When it comes to talking about sex, the accepted wisdom is that parents and kids alike would just rather not. But Kansas City poet Natasha Ria El-Scari doesn’t think that’s healthy.
Neither does her college-age son, who says he’s benefited from his mother’s openness and candor in a way his peers are missing out on.
“You need to write a book and call it the ‘Mama Sutra’,” he once told her. “You can thank me later.”
Now she’s written the book. She thanks him in the introduction, KCUR-FM reported.
Based on notes she jotted down throughout her parenting journey, “Mama Sutra: Love and Lovemaking Advice to My Son” is candid but not sexy, despite the racy title. It contains advice and encouragement on a range of topics: body image, how to talk to your friends about what’s going on in your life, or the nitty gritty of personal hygiene.
In short, the kind of stuff parents talk to kids about in every other aspect of their lives.
For El-Scari, those conversations involve the word “patriarchy.”
“It’s everywhere,” she says. “I was like, ‘Is it too many places?’ But patriarchy is everywhere, so I had to address it as such. We do so many things that are patriarchal that we don’t even realize … down to the intimate details of our bedrooms.”
She knows the idea of the book can make people uncomfortable.
“People when they first hold the book, they go, ‘Huh?’ And then it’s, ‘Are you the mother?’ And then sometimes when I’m talking to young men I get this blank stare, looking at me as if I was their mother, like, how could this be?” El-Scari admits.
But she also thinks motherhood comes with a responsibility to impart this kind of wisdom. At the beginning of the book, she writes a note to mothers explaining her position on the matter:
“Mamas: Why abandon your sons now? Presumably you’ve taken the time to talk about everything under the sun, so why would you cease these conversations now? Haven’t you taught your sons to pray, clean, cook, handle conflict, grow and love so far?”

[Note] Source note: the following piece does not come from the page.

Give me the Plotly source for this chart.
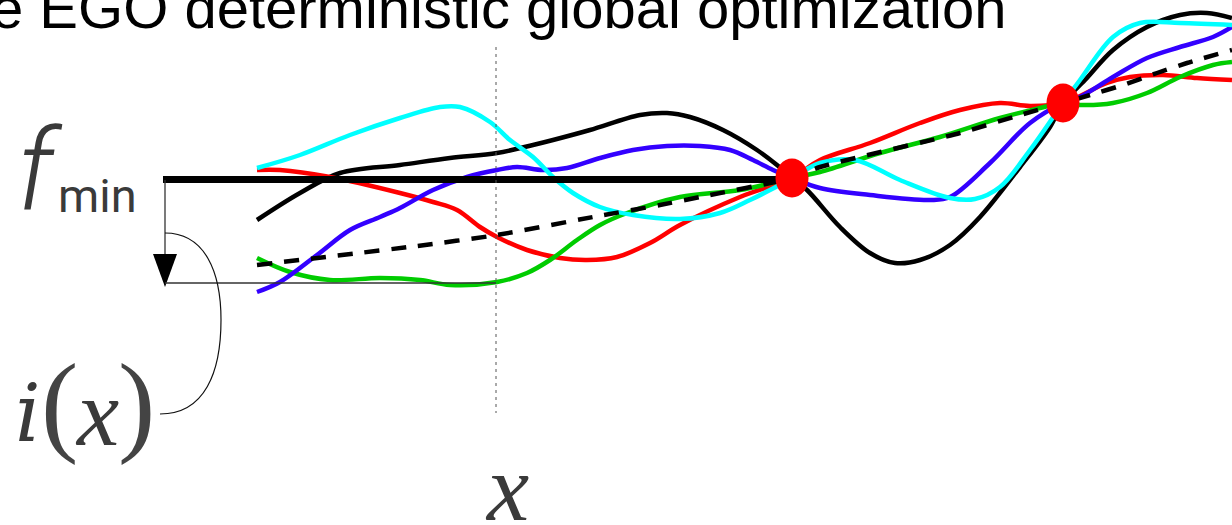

That these conversations would continue into more adult territory feels natural to El-Scari.
“One of the most difficult parts of being a mother is how intimately you are tied to your child’s life. You know their personality, their habits, their ways, when they’re becoming cranky, or not even when they’re cranky, you can head it off at the pass. You know what they can eat, what’s best for them. And then we get to this part and it’s like, ‘Go ask your dad?'”
It also feels necessary.
“How do you open that conversation with a partner, with a lover, if you’ve never had it anywhere else? It’s hard to talk about your vulnerabilities if you’ve never said, ‘Mom, I’m afraid.’ Or, ‘Mom, I’m sad.'”
To El-Scari, teaching men to do this is how you dismantle patriarchy.
She sees “black love,” in particular, as a sacred institution, a source of shared humanity and joy in the face of hardship.
“When we think about racism in this country, and how we survive racism, love is one of the ways we do,” she says. “It’s very difficult to be in the world where you get beat up every day, you have to have something to turn to.”
Her own parents split when she was 2, and from then on she lived in a house full of women: herself, her sister and her mom. She grew up near 75th and Paseo, adjacent to an empty lot filled with fruit trees, daydreaming not of having kids, but becoming a world-traveling professor.
“I wanted to do lectures and research and, like, meet hot guys at lectures.” These imagined lecture attendees all had accents. “They would come up and say something to me and I’d be like, ‘Yes, exactly.'”
She understood what her intellect could unlock for her from an early age. In school, she noticed that kids were treated differently according to gender and race — except the “smart kids,” who grownups treated in a way that wasn’t about either one.
“Being smart helped ease the angst of racism and sexism,” she says.
El-Scari attended a historically black college, then went on graduate studies at UMKC, ultimately leaving academia to become a writer and tell the stories of “ordinary black women.”
She’s been successful in that mission. Her work has been published in anthologies and journals, her books have earned high acclaim, and she’s been the recipient of numerous awards and residencies.
This book is part of that mission. It may be a letter to her son, but it isn’t just for him, and it isn’t just for men. It’s for women, too, as an act of sisterhood.
“It’s a tool for men,” she says. “But it’s a gift for women.”